GS = fig.add_gridspec(nrows=2, ncols=2, width_ratios=[.5, .75])

# Add a title to the whole figure
fig.suptitle(f"Cumulative and hourly precipitation forecast {pd.to_datetime(DATE_START):%Y-%m-%d} to {(pd.to_datetime(DATE_START) + timedelta(days=5)):%Y-%m-%d} (UTC-0)", fontweight='bold')

# MAP
ax_0 = fig.add_subplot(GS[:, 0], projection=ccrs.PlateCarree())

# ROI
im =DS_02.plot(x="lon", y="lat", ax=ax_0, vmin=0, vmax=50, cmap="Blues", add_colorbar=False, levels=11)

# POI
ax_0.plot(GDF_POI.geometry.x, GDF_POI.geometry.y, 'o', color="saddlebrown", markersize=5, markeredgecolor="black", label="POI")

ax_0.set_title(f"Cumulative precipitation over ROI", fontweight="bold")

# Add land boundaries
ax_0.add_feature(cf.COASTLINE, linewidth=1.5, edgecolor='black')

# Grid settings
GLs = ax_0.gridlines(crs=ccrs.PlateCarree(), draw_labels=True, x_inline=False, y_inline=False,
                    linewidth=.5, color='gray', alpha=0.2, linestyle='--')

# Visibility
GLs.top_labels = False
GLs.right_labels = False

# Set x and y ticks at 1-degree intervals using MultipleLocator
GLs.xlocator = MultipleLocator(0.5)
GLs.ylocator = MultipleLocator(0.5)

# Create colorbar with specified ticks
cbar = fig.colorbar(im, ax=ax_0, shrink=0.75)
cbar.set_ticks(range(0, 50+5, 5))
cbar.set_label("[mm]", rotation=-90, labelpad=10)

# Legend
ax_0.legend(loc="upper right")

# Discrete Ppt
ax_1 = fig.add_subplot(GS[0, 1])

ax_1.bar(DF_01.index, DF_01["PPT_D"], label="Hourly Ppt.", color="black", zorder=5, width=.025)

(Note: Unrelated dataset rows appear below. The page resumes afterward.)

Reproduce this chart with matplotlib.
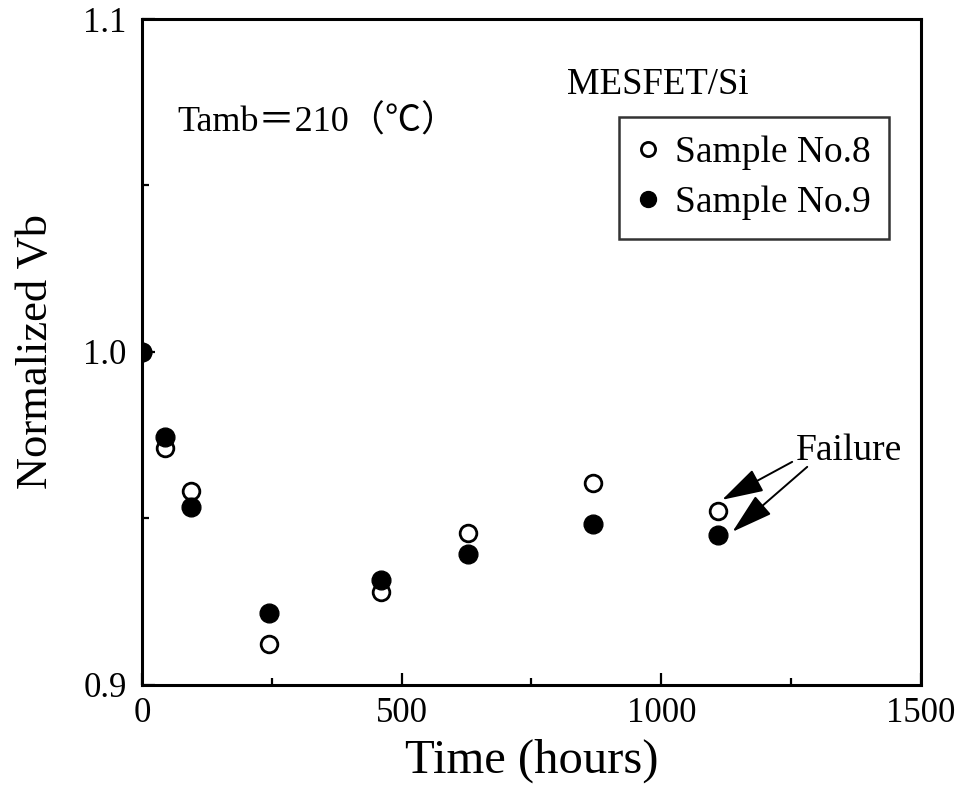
import matplotlib
matplotlib.use("Agg")
import matplotlib.pyplot as plt
from matplotlib.ticker import MultipleLocator

plt.rcParams['font.family'] = ['Liberation Serif', 'Noto Sans CJK JP', 'DejaVu Sans']

# Aging data: normalized barrier voltage vs. storage time
time_h = [0, 45, 94, 245, 461, 627, 869, 1109]
vb_no8 = [1.0, 0.9712, 0.9583, 0.9123, 0.9280, 0.9457, 0.9608, 0.9523]
vb_no9 = [1.0, 0.9746, 0.9535, 0.9217, 0.9315, 0.9393, 0.9483, 0.9450]

x_ticks = [0, 500, 1000, 1500]
y_ticks = [0.9, 1.0, 1.1]
y_tick_labels = ['0.9', '1.0', '1.1']

fig = plt.figure(figsize=(9.67, 7.95), dpi=100)
ax = fig.add_axes([0.1468, 0.1384, 0.8056, 0.8377])

ax.plot(time_h, vb_no8, linestyle='none', marker='o', markersize=12,
        markerfacecolor='white', markeredgecolor='black', markeredgewidth=2.0,
        label='Sample No.8', zorder=3)
ax.plot(time_h, vb_no9, linestyle='none', marker='o', markersize=13.5,
        markerfacecolor='black', markeredgecolor='black',
        label='Sample No.9', zorder=4)

ax.set_xlim(0, 1500)
ax.set_ylim(0.9, 1.1)
ax.set_xticks(x_ticks)
ax.set_yticks(y_ticks)
ax.set_yticklabels(y_tick_labels)
ax.xaxis.set_minor_locator(MultipleLocator(250))
ax.yaxis.set_minor_locator(MultipleLocator(0.05))

ax.tick_params(which='both', direction='in', top=False, right=False,
               labelsize=25, width=1.6)
ax.tick_params(which='major', length=9)
ax.tick_params(which='minor', length=5)
ax.tick_params(axis='x', pad=9)
ax.tick_params(axis='y', pad=11)
for s in ax.spines.values():
    s.set_linewidth(2.2)

ax.set_xlabel('Time (hours)', fontsize=35, labelpad=6)
ax.set_ylabel('Normalized Vb', fontsize=32, labelpad=20)

ax.text(0.045, 0.845, 'Tamb＝210（℃）', transform=ax.transAxes,
        fontsize=26, va='center', ha='left')
ax.text(0.545, 0.902, 'MESFET/Si', transform=ax.transAxes,
        fontsize=26.5, va='center', ha='left')

leg = ax.legend(loc='upper left', bbox_to_anchor=(0.612, 0.853),
                fontsize=27, frameon=True, fancybox=False, handlelength=0.55,
                handletextpad=0.45, borderpad=0.5, labelspacing=0.42,
                borderaxespad=0, markerscale=0.85)
leg.get_frame().set_edgecolor('black')
leg.get_frame().set_linewidth(1.8)

# "Failure" marks on the last readings
ax.text(1362, 0.9702, 'Failure', fontsize=27, ha='center', va='center')
arrow = dict(arrowstyle='-|>,head_length=1.3,head_width=0.38',
             mutation_scale=20, lw=1.4, color='black', shrinkA=0, shrinkB=0)
ax.annotate('', xy=(time_h[-1] + 8, vb_no8[-1] + 0.0033),
            xytext=(1252, 0.967), arrowprops=arrow)
ax.annotate('', xy=(time_h[-1] + 28, vb_no9[-1] + 0.001),
            xytext=(1281, 0.9655), arrowprops=arrow)

fig.savefig('out.png', dpi=100)
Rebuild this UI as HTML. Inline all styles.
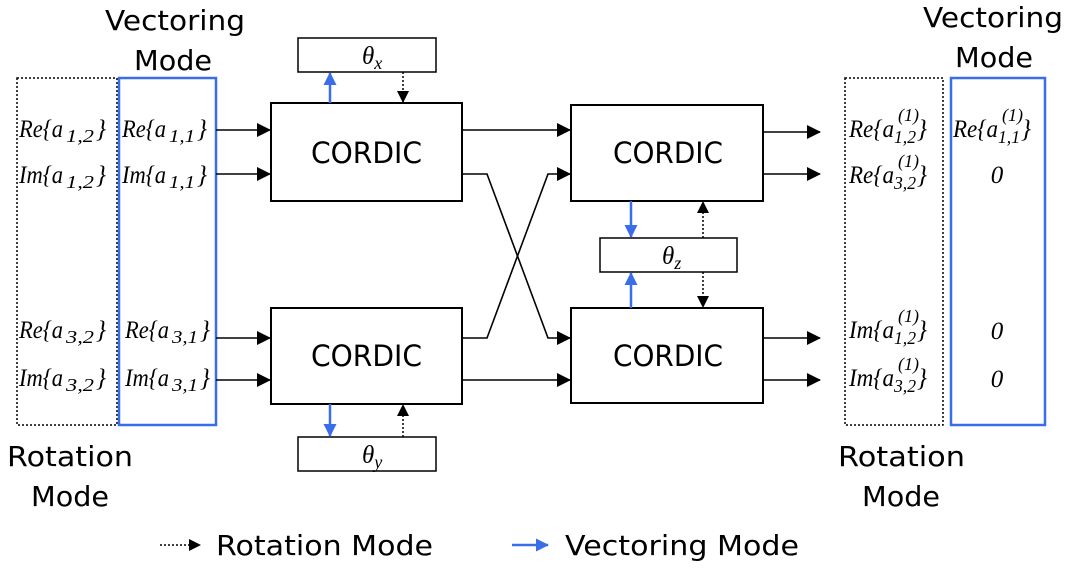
<!DOCTYPE html>
<html><head><meta charset="utf-8"><style>
html,body{margin:0;padding:0;background:#fff;}
svg{display:block}
text.lbl,tspan.lbl{font-family:"Liberation Serif",serif;font-style:italic;font-size:25px;fill:#000}
tspan.sub{font-size:18px}
.sans{font-family:"DejaVu Sans","Liberation Sans",sans-serif;font-size:28px;fill:#000}
.cord{font-family:"DejaVu Sans","Liberation Sans",sans-serif;font-size:29px;fill:#000}
</style></head><body>
<svg width="1071" height="568" viewBox="0 0 1071 568" xmlns="http://www.w3.org/2000/svg">
<defs>
<marker id="ak" markerWidth="14" markerHeight="14" refX="13" refY="7" orient="auto" markerUnits="userSpaceOnUse"><path d="M0,0 L14,7 L0,14 z" fill="#000"/></marker>
<marker id="ab" markerWidth="13" markerHeight="13" refX="12" refY="6.5" orient="auto" markerUnits="userSpaceOnUse"><path d="M0,0 L13,6.5 L0,13 z" fill="#3a6ee8"/></marker>
<marker id="ad" markerWidth="12" markerHeight="12" refX="11" refY="6" orient="auto" markerUnits="userSpaceOnUse"><path d="M0,0 L12,6 L0,12 z" fill="#000"/></marker>
</defs>

<rect x="17" y="78" width="100" height="347" fill="none" stroke="#000" stroke-width="1.5" stroke-dasharray="2,2"/>
<rect x="119" y="78" width="97" height="347" fill="none" stroke="#3a6ee8" stroke-width="2.5"/>
<rect x="845" y="78" width="98" height="347" fill="none" stroke="#000" stroke-width="1.5" stroke-dasharray="2,2"/>
<rect x="951" y="78" width="94" height="347" fill="none" stroke="#3a6ee8" stroke-width="2.5"/>

<text class="sans" x="105" y="30" textLength="140" lengthAdjust="spacingAndGlyphs">Vectoring</text>
<text class="sans" x="134" y="70" textLength="78" lengthAdjust="spacingAndGlyphs">Mode</text>
<text class="sans" x="923" y="27" textLength="140" lengthAdjust="spacingAndGlyphs">Vectoring</text>
<text class="sans" x="955" y="67" textLength="78" lengthAdjust="spacingAndGlyphs">Mode</text>
<text class="sans" x="7" y="466" textLength="126" lengthAdjust="spacingAndGlyphs">Rotation</text>
<text class="sans" x="31" y="506" textLength="78" lengthAdjust="spacingAndGlyphs">Mode</text>
<text class="sans" x="838" y="466" textLength="127" lengthAdjust="spacingAndGlyphs">Rotation</text>
<text class="sans" x="862" y="506" textLength="78" lengthAdjust="spacingAndGlyphs">Mode</text>

<!-- left labels -->
<text class="lbl" x="19" y="137"><tspan textLength="44" lengthAdjust="spacingAndGlyphs">Re{a</tspan><tspan class="sub" x="66" y="142" textLength="28" lengthAdjust="spacingAndGlyphs">1,2</tspan><tspan x="96" y="137">}</tspan></text>
<text class="lbl" x="19" y="183"><tspan textLength="44" lengthAdjust="spacingAndGlyphs">Im{a</tspan><tspan class="sub" x="66" y="188" textLength="28" lengthAdjust="spacingAndGlyphs">1,2</tspan><tspan x="96" y="183">}</tspan></text>
<text class="lbl" x="19" y="338"><tspan textLength="44" lengthAdjust="spacingAndGlyphs">Re{a</tspan><tspan class="sub" x="66" y="343" textLength="28" lengthAdjust="spacingAndGlyphs">3,2</tspan><tspan x="96" y="338">}</tspan></text>
<text class="lbl" x="19" y="386"><tspan textLength="44" lengthAdjust="spacingAndGlyphs">Im{a</tspan><tspan class="sub" x="66" y="391" textLength="28" lengthAdjust="spacingAndGlyphs">3,2</tspan><tspan x="96" y="386">}</tspan></text>
<text class="lbl" x="122" y="137"><tspan textLength="44" lengthAdjust="spacingAndGlyphs">Re{a</tspan><tspan class="sub" x="169" y="142" textLength="26" lengthAdjust="spacingAndGlyphs">1,1</tspan><tspan x="197" y="137">}</tspan></text>
<text class="lbl" x="122" y="183"><tspan textLength="44" lengthAdjust="spacingAndGlyphs">Im{a</tspan><tspan class="sub" x="169" y="188" textLength="26" lengthAdjust="spacingAndGlyphs">1,1</tspan><tspan x="197" y="183">}</tspan></text>
<text class="lbl" x="125" y="338"><tspan textLength="44" lengthAdjust="spacingAndGlyphs">Re{a</tspan><tspan class="sub" x="172" y="343" textLength="26" lengthAdjust="spacingAndGlyphs">3,1</tspan><tspan x="200" y="338">}</tspan></text>
<text class="lbl" x="125" y="386"><tspan textLength="44" lengthAdjust="spacingAndGlyphs">Im{a</tspan><tspan class="sub" x="172" y="391" textLength="26" lengthAdjust="spacingAndGlyphs">3,1</tspan><tspan x="200" y="386">}</tspan></text>

<!-- right labels -->
<text class="lbl" x="849" y="137"><tspan textLength="45" lengthAdjust="spacingAndGlyphs">Re{a</tspan><tspan class="sub" x="898" y="121">(1)</tspan><tspan class="sub" x="894" y="143" textLength="22" lengthAdjust="spacingAndGlyphs">1,2</tspan><tspan x="917" y="137">}</tspan></text>
<text class="lbl" x="849" y="183"><tspan textLength="45" lengthAdjust="spacingAndGlyphs">Re{a</tspan><tspan class="sub" x="898" y="167">(1)</tspan><tspan class="sub" x="894" y="189" textLength="22" lengthAdjust="spacingAndGlyphs">3,2</tspan><tspan x="917" y="183">}</tspan></text>
<text class="lbl" x="849" y="338"><tspan textLength="45" lengthAdjust="spacingAndGlyphs">Im{a</tspan><tspan class="sub" x="898" y="322">(1)</tspan><tspan class="sub" x="894" y="344" textLength="22" lengthAdjust="spacingAndGlyphs">1,2</tspan><tspan x="917" y="338">}</tspan></text>
<text class="lbl" x="849" y="386"><tspan textLength="45" lengthAdjust="spacingAndGlyphs">Im{a</tspan><tspan class="sub" x="898" y="370">(1)</tspan><tspan class="sub" x="894" y="392" textLength="22" lengthAdjust="spacingAndGlyphs">3,2</tspan><tspan x="917" y="386">}</tspan></text>
<text class="lbl" x="953" y="137"><tspan textLength="45" lengthAdjust="spacingAndGlyphs">Re{a</tspan><tspan class="sub" x="1002" y="121">(1)</tspan><tspan class="sub" x="998" y="143" textLength="22" lengthAdjust="spacingAndGlyphs">1,1</tspan><tspan x="1021" y="137">}</tspan></text>
<text class="lbl" x="997" y="183" text-anchor="middle">0</text>
<text class="lbl" x="997" y="339" text-anchor="middle">0</text>
<text class="lbl" x="997" y="387" text-anchor="middle">0</text>

<g fill="#fff" stroke="#000" stroke-width="2">
<rect x="271" y="103" width="191" height="98"/>
<rect x="271" y="308" width="191" height="96"/>
<rect x="571" y="105" width="192" height="96"/>
<rect x="571" y="308" width="192" height="95"/>
<rect x="298" y="38" width="138" height="34" stroke-width="1.5"/>
<rect x="298" y="437" width="138" height="34" stroke-width="1.5"/>
<rect x="600" y="238" width="137" height="34" stroke-width="1.5"/>
</g>
<text class="cord" x="311" y="163" textLength="111" lengthAdjust="spacingAndGlyphs">CORDIC</text>
<text class="cord" x="311" y="366" textLength="111" lengthAdjust="spacingAndGlyphs">CORDIC</text>
<text class="cord" x="613" y="163" textLength="110" lengthAdjust="spacingAndGlyphs">CORDIC</text>
<text class="cord" x="613" y="366" textLength="110" lengthAdjust="spacingAndGlyphs">CORDIC</text>
<text class="lbl" x="362" y="64">θ<tspan class="sub" dy="5">x</tspan></text>
<text class="lbl" x="362" y="463">θ<tspan class="sub" dy="5">y</tspan></text>
<text class="lbl" x="662" y="264">θ<tspan class="sub" dy="5">z</tspan></text>

<g stroke="#000" stroke-width="1.6" fill="none" marker-end="url(#ak)">
<line x1="216" y1="130" x2="270" y2="130"/>
<line x1="216" y1="174" x2="270" y2="174"/>
<line x1="216" y1="338" x2="270" y2="338"/>
<line x1="216" y1="380" x2="270" y2="380"/>
<line x1="462" y1="130" x2="570" y2="130"/>
<polyline points="462,174 487,174 548,338 570,338"/>
<polyline points="462,338 487,338 548,174 570,174"/>
<line x1="462" y1="380" x2="570" y2="380"/>
<line x1="763" y1="132" x2="820" y2="132"/>
<line x1="763" y1="174" x2="820" y2="174"/>
<line x1="763" y1="338" x2="820" y2="338"/>
<line x1="763" y1="380" x2="820" y2="380"/>
</g>

<g stroke="#3a6ee8" stroke-width="2.5" marker-end="url(#ab)">
<line x1="330" y1="103" x2="330" y2="73"/>
<line x1="330" y1="404" x2="330" y2="436"/>
<line x1="631" y1="201" x2="631" y2="237"/>
<line x1="631" y1="308" x2="631" y2="273"/>
</g>
<g stroke="#000" stroke-width="1.5" stroke-dasharray="2,2" marker-end="url(#ad)">
<line x1="403" y1="72" x2="403" y2="102"/>
<line x1="403" y1="437" x2="403" y2="405"/>
<line x1="703" y1="238" x2="703" y2="202"/>
<line x1="703" y1="272" x2="703" y2="307"/>
</g>

<g>
<line x1="160" y1="545" x2="200" y2="545" stroke="#000" stroke-width="1.5" stroke-dasharray="2,2" marker-end="url(#ad)"/>
<text class="sans" x="216" y="555" textLength="217" lengthAdjust="spacingAndGlyphs">Rotation Mode</text>
<line x1="512" y1="545" x2="548" y2="545" stroke="#3a6ee8" stroke-width="2.5" marker-end="url(#ab)"/>
<text class="sans" x="565" y="555" textLength="234" lengthAdjust="spacingAndGlyphs">Vectoring Mode</text>
</g>
</svg>
</body></html>
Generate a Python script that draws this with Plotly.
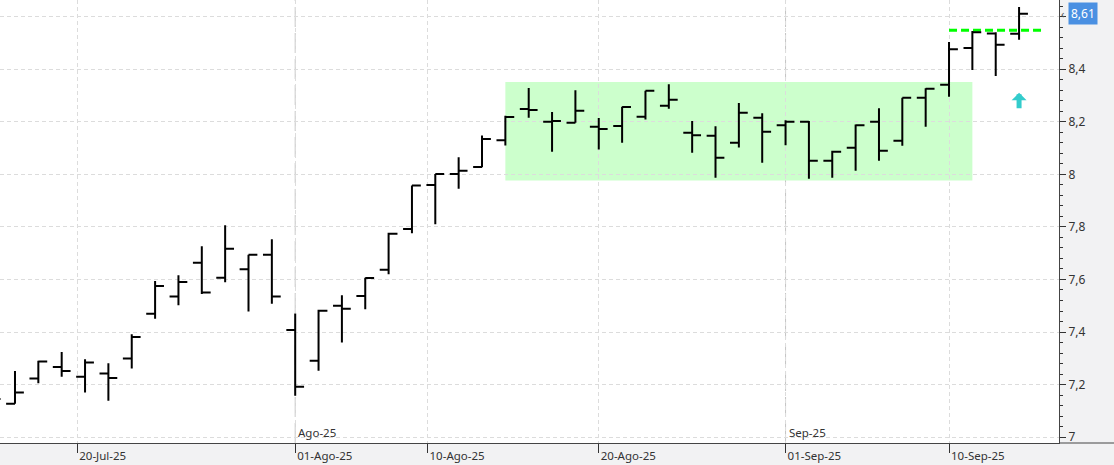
import pandas as pd
import plotly.graph_objects as go

# ---------------- data ----------------
dates = [
    "2025-07-15", "2025-07-16", "2025-07-17", "2025-07-18",
    "2025-07-21", "2025-07-22", "2025-07-23", "2025-07-24", "2025-07-25",
    "2025-07-28", "2025-07-29", "2025-07-30", "2025-07-31", "2025-08-01",
    "2025-08-04", "2025-08-05", "2025-08-06", "2025-08-07", "2025-08-08",
    "2025-08-11", "2025-08-12", "2025-08-13", "2025-08-14", "2025-08-15",
    "2025-08-18", "2025-08-19", "2025-08-20", "2025-08-21", "2025-08-22",
    "2025-08-25", "2025-08-26", "2025-08-27", "2025-08-28", "2025-08-29",
    "2025-09-01", "2025-09-02", "2025-09-03", "2025-09-04", "2025-09-05",
    "2025-09-08", "2025-09-09", "2025-09-10", "2025-09-11", "2025-09-12",
    "2025-09-15",
]
opens = [
    7.160, 7.127, 7.223, 7.267,
    7.230, 7.242, 7.299, 7.470, 7.535,
    7.664, 7.607, 7.639, 7.694, 7.408,
    7.291, 7.500, 7.537, 7.637, 7.792,
    7.959, 8.001, 8.028, 8.130, 8.248,
    8.200, 8.196, 8.181, 8.184, 8.219,
    8.261, 8.158, 8.147, 8.120, 8.215,
    8.187, 8.200, 8.052, 8.101, 8.200,
    8.128, 8.291, 8.341, 8.480, 8.536,
    8.535,
]
highs = [
    7.190, 7.252, 7.291, 7.324,
    7.297, 7.281, 7.392, 7.594, 7.616,
    7.726, 7.806, 7.694, 7.753, 7.471,
    7.485, 7.540, 7.607, 7.778, 7.957,
    8.001, 8.065, 8.148, 8.223, 8.328,
    8.237, 8.320, 8.214, 8.257, 8.318,
    8.343, 8.203, 8.183, 8.271, 8.232,
    8.206, 8.203, 8.090, 8.189, 8.251,
    8.291, 8.327, 8.503, 8.545, 8.540,
    8.636,
]
lows = [
    7.120, 7.127, 7.205, 7.230,
    7.170, 7.139, 7.261, 7.451, 7.502,
    7.545, 7.589, 7.478, 7.508, 7.158,
    7.253, 7.360, 7.487, 7.620, 7.776,
    7.810, 7.945, 8.027, 8.110, 8.215,
    8.086, 8.196, 8.094, 8.120, 8.208,
    8.249, 8.082, 7.987, 8.102, 8.044,
    8.111, 7.983, 7.987, 8.014, 8.052,
    8.109, 8.181, 8.295, 8.397, 8.374,
    8.512,
]
closes = [
    7.145, 7.170, 7.288, 7.252,
    7.284, 7.225, 7.381, 7.575, 7.590,
    7.550, 7.717, 7.694, 7.535, 7.192,
    7.481, 7.489, 7.606, 7.774, 7.957,
    8.001, 8.014, 8.134, 8.218, 8.245,
    8.203, 8.242, 8.172, 8.256, 8.318,
    8.284, 8.149, 8.063, 8.234, 8.162,
    8.200, 8.052, 8.086, 8.187, 8.090,
    8.291, 8.325, 8.476, 8.540, 8.493,
    8.611,
]

tick_dates = ["2025-07-20", "2025-08-01", "2025-08-10", "2025-08-20", "2025-09-01", "2025-09-10"]
tick_labels = ["20-Jul-25", "01-Ago-25", "10-Ago-25", "20-Ago-25", "01-Sep-25", "10-Sep-25"]
month_dates = ["2025-08-01", "2025-09-01"]
month_labels = ["Ago-25", "Sep-25"]
y_ticks = [7.0, 7.2, 7.4, 7.6, 7.8, 8.0, 8.2, 8.4, 8.6]
y_labels = ["7", "7,2", "7,4", "7,6", "7,8", "8", "8,2", "8,4", ""]  # 8,6 hidden under price tag

zone_start, zone_end = "2025-08-14", "2025-09-11"
zone_low, zone_high = 7.976, 8.351
resistance_level = 8.548
resistance_start = "2025-09-10"
signal_date = "2025-09-15"
signal_tip = 8.31

# ---------------- helpers ----------------
d = pd.to_datetime(pd.Series(dates))
idx = list(range(len(dates)))


def pos(date):
    t = pd.Timestamp(date)
    hit = d[d == t]
    if len(hit):
        return float(hit.index[0])
    prev_i = d[d < t].index.max()
    next_i = d[d > t].index.min()
    frac = (t - d[prev_i]) / (d[next_i] - d[prev_i])
    return prev_i + frac


FONT = "Noto Sans"
TXT = "#333333"

fig = go.Figure()
fig.add_trace(go.Ohlc(
    x=idx, open=opens, high=highs, low=lows, close=closes,
    increasing=dict(line=dict(color="black", width=2)),
    decreasing=dict(line=dict(color="black", width=2)),
    tickwidth=0.38, hoverinfo="skip", showlegend=False,
))

shapes = [
    dict(type="rect", xref="x", yref="y", x0=pos(zone_start), x1=pos(zone_end),
         y0=zone_low, y1=zone_high, fillcolor="#ccffcc", line=dict(width=0), layer="below"),
    dict(type="line", xref="x", yref="y", x0=pos(resistance_start), x1=len(dates),
         y0=resistance_level, y1=resistance_level,
         line=dict(color="#00ff00", width=3, dash="8px,4px"), layer="between"),
    dict(type="line", xref="paper", yref="paper", x0=1, x1=1.1, y0=0, y1=0,
         line=dict(color="#444444", width=1)),
]
for md in month_dates:
    shapes.append(dict(type="line", xref="x", yref="paper", x0=pos(md), x1=pos(md), y0=0, y1=1,
                       line=dict(color="#c4c4c4", width=1, dash="20px,6px"), layer="between"))

annotations = []
for md, ml in zip(month_dates, month_labels):
    annotations.append(dict(x=pos(md), xref="x", y=0, yref="paper", text=ml, showarrow=False,
                            xanchor="left", yanchor="bottom", xshift=1, yshift=1,
                            font=dict(family=FONT, size=11.5, color=TXT)))
annotations.append(dict(x=pos(signal_date), xref="x", y=signal_tip, yref="y", text="",
                        showarrow=True, ax=0, ay=17, arrowhead=1, arrowsize=0.5,
                        arrowwidth=5, arrowcolor="#33cccc", standoff=0, startstandoff=0))
annotations.append(dict(x=1, xref="paper", y=closes[-1], yref="y", text="‹", showarrow=False,
                        xanchor="left", yanchor="middle", xshift=0,
                        font=dict(family=FONT, size=11, color="#555555")))
annotations.append(dict(x=1, xref="paper", y=closes[-1], yref="y",
                        text=f"{closes[-1]:.2f}".replace(".", ","), showarrow=False,
                        xanchor="left", yanchor="middle", xshift=9,
                        bgcolor="#4a90e2", borderpad=2,
                        font=dict(family=FONT, size=12, color="white")))

fig.update_layout(
    width=1114, height=465,
    margin=dict(l=0, r=55, t=0, b=22),
    paper_bgcolor="#f2f2f3", plot_bgcolor="white",
    separators=",.",
    shapes=shapes, annotations=annotations,
    xaxis=dict(
        type="linear", range=[0.358, 45.71],
        tickvals=[pos(t) for t in tick_dates], ticktext=tick_labels,
        ticks="outside", ticklen=9, tickcolor="#333333",
        ticklabelposition="outside right", ticklabelstandoff=2, ticklabelshift=1,
        showline=True, linecolor="#444444", linewidth=1,
        showgrid=True, gridcolor="#dcdcdc", griddash="4px,3px", gridwidth=1,
        zeroline=False, rangeslider=dict(visible=False),
        tickfont=dict(family=FONT, size=11.5, color=TXT),
    ),
    yaxis=dict(
        side="right", range=[6.978, 8.663],
        tickvals=y_ticks, ticktext=y_labels,
        ticks="outside", ticklen=6, tickcolor="#333333",
        minor=dict(dtick=0.04, tick0=7, ticks="outside", ticklen=3, tickcolor="#333333", showgrid=False),
        showline=True, linecolor="#444444", linewidth=1,
        showgrid=True, gridcolor="#dcdcdc", griddash="4px,3px", gridwidth=1,
        zeroline=False,
        tickfont=dict(family=FONT, size=12, color=TXT),
    ),
)

fig.write_html("out.html", config={"displayModeBar": False},
               post_script="document.body.style.margin='0px';")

ax_1.set_title(f"Hourly precipitation over POI", fontweight="bold")

# Set y range and ticks
ax_1.set_ylim(0, 15)
ax_1.yaxis.set_ticks(np.arange(0, 15+5, 5))

# Set x ticks to false
ax_1.tick_params(labelbottom=False)

# Cumulative Ppt
ax_2 = fig.add_subplot(GS[1, 1])

ax_2.plot(DF_01.index, DF_01["CUMSUM"], label="Cumulative Ppt.", color="firebrick", zorder=5)
ax_2.set_title(f"Cumulative precipitation over POI", fontweight="bold")

# Set y range and ticks
ax_2.set_ylim(0, 50)
ax_2.yaxis.set_ticks(np.arange(0, 50+10, 10))

ax_2.tick_params(labelbottom=True)
DATE_FMT = mdates.DateFormatter('%d-%mT%H')
ax_2.xaxis.set_major_formatter(DATE_FMT)
ax_2.xaxis.set_major_locator(mdates.HourLocator(byhour=[0, 6, 12, 18]))
ax_2.tick_params(axis="x", labelrotation=-90)

# Common properties
for ax in [ax_1, ax_2]:

    ax.set_ylabel("[mm]")
    ax.legend(loc="upper left")
    ax.grid(alpha=.5)
    ax.tick_params(axis="both", which="major")
    ax.xaxis.set_major_locator(mdates.HourLocator(byhour=[0, 6, 12, 18]))

# Add a footnote to the bottom left corner
fig.text(0.02, 0.02, f"GFS Model (SIM.: {DATE_START})", color='gray')


plt.show();

_03

Conclusion

In this post, we’ve expanded our initial analysis from specific coordinates to a broader region, allowing us to visualize both the spatial distribution and temporal evolution of precipitation. By leveraging the capabilities of GEE, XEE, and additional libraries such as Geopandas and Cartopy, we’ve created a comprehensive map and time series plots that provide a detailed understanding of precipitation forecasts.